Na minha última entrada, discuti algumas discordâncias que tinha com um artigo de André Freire, no Público. Uma delas dizia respeito à possibilidade colocada por André Freire de um “federalismo [europeu] mais alinhado à esquerda defendendo nomeadamente alguma uniformização fiscal e da proteção social, para evitar os dumpings e a ‘corrida para o fundo’ pelos mínimos sociais e fiscais (…)”.
Na minha resposta, considerei principalmente que o federalismo, como modelo institucional, é neutro, ao contrário das políticas concretas executadas pelo governo de uma tal federação. Dava como exemplo os governos democratas ou republicanos nos EUA ou a possibilidade de tanto Sarney como Lula, no Brasil. Pensando melhor, julgo que devo esclarecer melhor o que escrevi e que pode ser ambíguo ou até incorrecto.
Falando de ambiguidade, quero dizer que considerar o federalismo como neutro pode ser interpretado como, pelo menos, a sua não rejeição. Pela minha parte, nada menos verdadeiro. A criação de federações é decorrência lógica de processos integradores mais ou menos longos, fundamentalmente contra um adversário comum e com base em grandes afinidades quase-nacionais, culturais e linguísticas (com excepção de uma Suíça com quatro línguas oficiais ou do Canadá com duas).
O Brasil federal nasceu ao mesmo tempo que a independência e atendendo à velha autonomia dos “estados”, alguns até em campos opostos em relação à fidelidade à coroa portuguesa. A língua comum, uma economia toda ela baseada na escravatura e a experiência recente de sentido de estado, após a instalação da corte de D. João VI, fizeram o resto.

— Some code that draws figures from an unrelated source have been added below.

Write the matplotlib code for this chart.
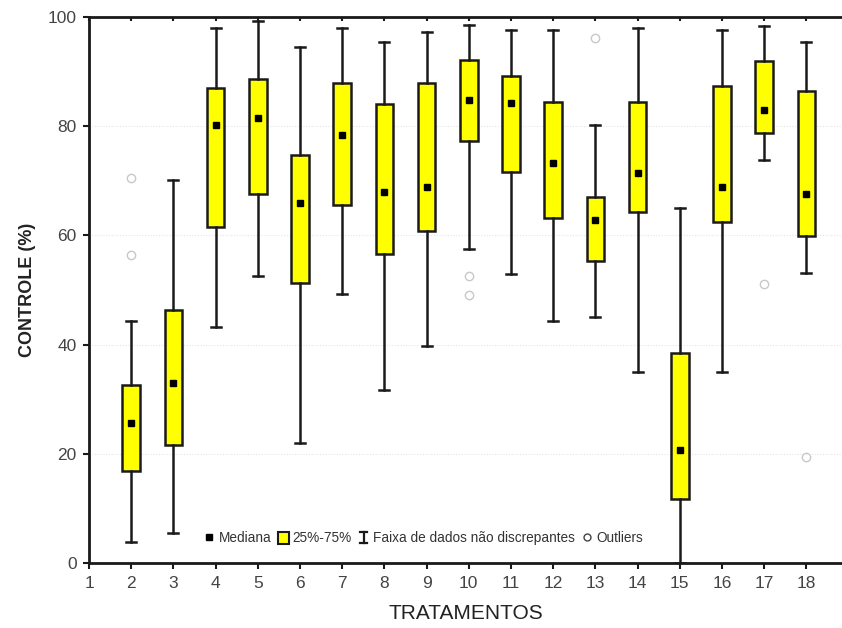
import matplotlib
matplotlib.use("Agg")
import matplotlib.pyplot as plt
from matplotlib.lines import Line2D
from matplotlib.patches import Patch
from matplotlib.legend_handler import HandlerBase

plt.rcParams['font.family'] = ['Liberation Sans', 'DejaVu Sans']

treatments = list(range(2, 19))
whisker_low  = [3.8, 5.5, 43.3, 52.5, 22.0, 49.2, 31.7, 39.8, 57.5, 52.9, 44.3, 45.1, 34.9, 0.0, 35.0, 73.9, 53.2]
q1           = [16.8, 21.6, 61.5, 67.5, 51.3, 65.6, 56.6, 60.8, 77.2, 71.6, 63.2, 55.4, 64.2, 11.7, 62.5, 78.7, 59.8]
median       = [25.6, 33.0, 80.2, 81.5, 66.0, 78.4, 68.0, 68.8, 84.8, 84.2, 73.3, 62.9, 71.5, 20.7, 68.8, 83.0, 67.5]
q3           = [32.6, 46.3, 87.0, 88.7, 74.8, 88.0, 84.0, 88.0, 92.1, 89.2, 84.4, 67.1, 84.4, 38.5, 87.4, 91.9, 86.4]
whisker_high = [44.3, 70.1, 98.0, 99.3, 94.5, 98.0, 95.5, 97.3, 98.5, 97.6, 97.6, 80.3, 98.0, 65.1, 97.6, 98.4, 95.5]
outliers = {2: [70.6, 56.5], 10: [52.6, 49.0], 13: [96.1], 17: [51.1], 18: [19.5]}

x_ticks = list(range(1, 19))
y_ticks = [0, 20, 40, 60, 80, 100]

fig = plt.figure(figsize=(8.42, 6.28), dpi=100)
ax = fig.add_axes([89/842, 1-563/628, 1-89/842, (563-17)/628])

stats = []
for i, t in enumerate(treatments):
    stats.append(dict(med=median[i], mean=median[i], q1=q1[i], q3=q3[i],
                      whislo=whisker_low[i], whishi=whisker_high[i],
                      fliers=outliers.get(t, [])))

ax.bxp(stats, positions=treatments, widths=0.42, patch_artist=True,
       showmeans=True, showfliers=True,
       boxprops=dict(facecolor='#ffff00', edgecolor='#1a1a1a', linewidth=1.8),
       whiskerprops=dict(color='#1a1a1a', linewidth=1.8),
       capprops=dict(color='#1a1a1a', linewidth=1.8),
       capwidths=0.24,
       medianprops=dict(visible=False),
       meanprops=dict(marker='s', markerfacecolor='black', markeredgecolor='black', markersize=5),
       flierprops=dict(marker='o', markerfacecolor='none', markeredgecolor='#c8c8c8',
                       markersize=6, markeredgewidth=1.0),
       zorder=3)

ax.set_xlim(1, 1 + (842-89)/42.2)
ax.set_ylim(0, 100)
ax.set_xticks(x_ticks)
ax.set_xticklabels([str(v) for v in x_ticks])
ax.set_yticks(y_ticks)
ax.set_yticklabels([str(v) for v in y_ticks])

for g in [20, 40, 60, 80]:
    ax.axhline(g, color='#e6e6e6', linestyle=(0, (1, 1.5)), linewidth=0.8, zorder=0)

for s in ['left', 'bottom', 'top']:
    ax.spines[s].set_linewidth(2)
    ax.spines[s].set_color('#1a1a1a')
ax.spines['right'].set_visible(False)

ax.tick_params(axis='x', direction='out', length=4, width=1.5, colors='#1a1a1a',
               labelcolor='#444444', labelsize=12.5, pad=5, top=True)
ax.tick_params(axis='y', direction='out', length=4, width=1.5, colors='#1a1a1a',
               labelcolor='#444444', labelsize=12.5, pad=5)
for tick in ax.xaxis.get_major_ticks():
    tick.tick2line.set_marker(matplotlib.markers.TICKDOWN)
    tick.tick2line.set_markersize(3)

ax.set_ylabel('CONTROLE (%)', fontsize=13, fontweight='bold', color='#222222', labelpad=8)
ax.set_xlabel('TRATAMENTOS', fontsize=15, color='#222222', labelpad=10)


class WhiskerHandler(HandlerBase):
    def create_artists(self, legend, orig_handle, xdescent, ydescent, width, height, fontsize, trans):
        cx = xdescent + width/2
        y0, y1 = -ydescent + 0.5, -ydescent + height - 0.5
        c = width * 0.3
        arts = [Line2D([cx, cx], [y0, y1], color='#1a1a1a', lw=1.6, transform=trans),
                Line2D([cx-c, cx+c], [y0, y0], color='#1a1a1a', lw=1.6, transform=trans),
                Line2D([cx-c, cx+c], [y1, y1], color='#1a1a1a', lw=1.6, transform=trans)]
        return arts

h_med = Line2D([], [], marker='s', color='black', linestyle='none', markersize=4.5)
h_box = Patch(facecolor='#ffff00', edgecolor='#1a1a1a', linewidth=1.5)
h_whisk = object()
h_out = Line2D([], [], marker='o', markerfacecolor='none', markeredgecolor='#444444',
               linestyle='none', markersize=5)
leg = ax.legend([h_med, h_box, h_whisk, h_out],
                ['Mediana', '25%-75%', 'Faixa de dados não discrepantes', 'Outliers'],
                handler_map={object: WhiskerHandler()},
                loc='lower left', bbox_to_anchor=(0.14, 0.015), ncol=4, frameon=False,
                fontsize=9.8, handlelength=0.8, handletextpad=0.3, columnspacing=0.45,
                handleheight=1.0, borderpad=0.2)
for t in leg.get_texts():
    t.set_color('#333333')

fig.savefig('out.png', dpi=100)
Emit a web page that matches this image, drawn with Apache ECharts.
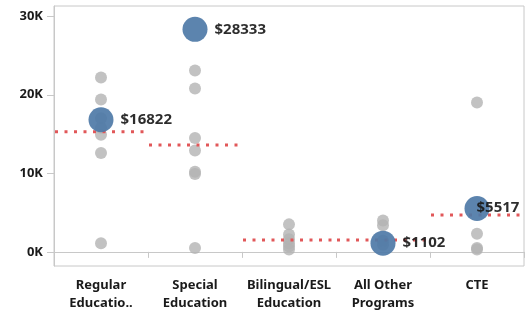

Nos Estados Unidos, havia também tudo o que se deve considerar como “espaço federal óptimo”: origem nacional única (na época da independência), língua única, da necessidade de mutualização da dívida (com Hamilton, o dólar faz de facto a federação). Mais tarde, a experiência comum da expansão para o oeste, do “nascimento de uma nação”.
A União Europeia é um projecto voluntarista que não tem nada disso. Nem uma confederação é, quando quase todas a federações actuais necessitaram de passar por essa fase. Não há uma nação europeia, só se pode falar de uma cultura europeia como uma construção de partilha de conhecimento das múltiplas culturas nacionais por uma pequena elite, enquanto que a verdadeira cultura comum (aliás não exclusivamente europeia) é a dos reality shows, dos romances de cordel e da vulgaridade da “reflexão” nas redes sociais.
As assimetrias económicas que o euro incentivou não podem ser resolvidas num quadro federal como, por exemplo, nos EUA. Não há um banco central como a Fed, com poder para financiar os estados federados, não há uma dívida federal, não há um orçamento federal. E, coisa muito comezinha, quando nos EUA o desemprego em estados pobres ou em dificuldades é facilmente compensado pela mobilidade dos trabalhadores, na Europa isso é altamente condicionado pelo factor linguístico.
Por tudo isto, e porque nada vejo de favorável, no quadro federal, ao respeito pela cultura, modo de viver, hábitos sociais e comunitários da nossa nação e, ainda mais, porque entendo que o terreno eficaz de luta popular ainda é, prioritariamente, o dos estados-nação, ainda não ultrapassados historicamente, não apoio as posições federalistas europeias, hoje até tão presentes em alguma esquerda.
A outra correcção que devo fazer tem a ver com o que disse de um “federalismo neutro”. Isto aplica-se exclusivamente à dimensão institucional do federalismo e, mesmo assim, até só limitadamente, na Europa. De facto, a evolução institucional da construção europeia, com tratados que servem de constituição, tende cada vez mais para o reforço da influência alemã em relação à inclusão nos tratados de matérias que são de política, não de configuração institucional.
Os critérios de Maastricht, limitando as taxas de défice orçamental e de dívida pública, sendo obrigatórias para qualquer “governo” europeu, limitam a sua margem de escolha política. A natureza do Banco Central Europeu, limitado ao objectivo de controlo da inflação e proibido de ser o prestamista de último recurso, idem. Todas as regras do mais recente pacto orçamental, idem, idem. É curioso que, entre nós, tudo isto seja acatado veneradoramente por aqueles que protesta, sistematicamente por a nossa Constituição ser rígida demais. Ou pelos socialistas de direita que, não só tendo votado o pacto orçamental com todo o seu partido, vão mais longe e defendem a constitucionalizarão das regras do pacto.
Por isto, a minha afirmação de que o federalismo é politicamente neutro só é justa se relativa às federações convencionais. A que o coro de pensamento único de direita europeia e os governantes nacionais querem é a aceitação submissa do ordoliberalismo alemão, blindando as instituições para cumprirem um objectivo político para o qual não há alternativas.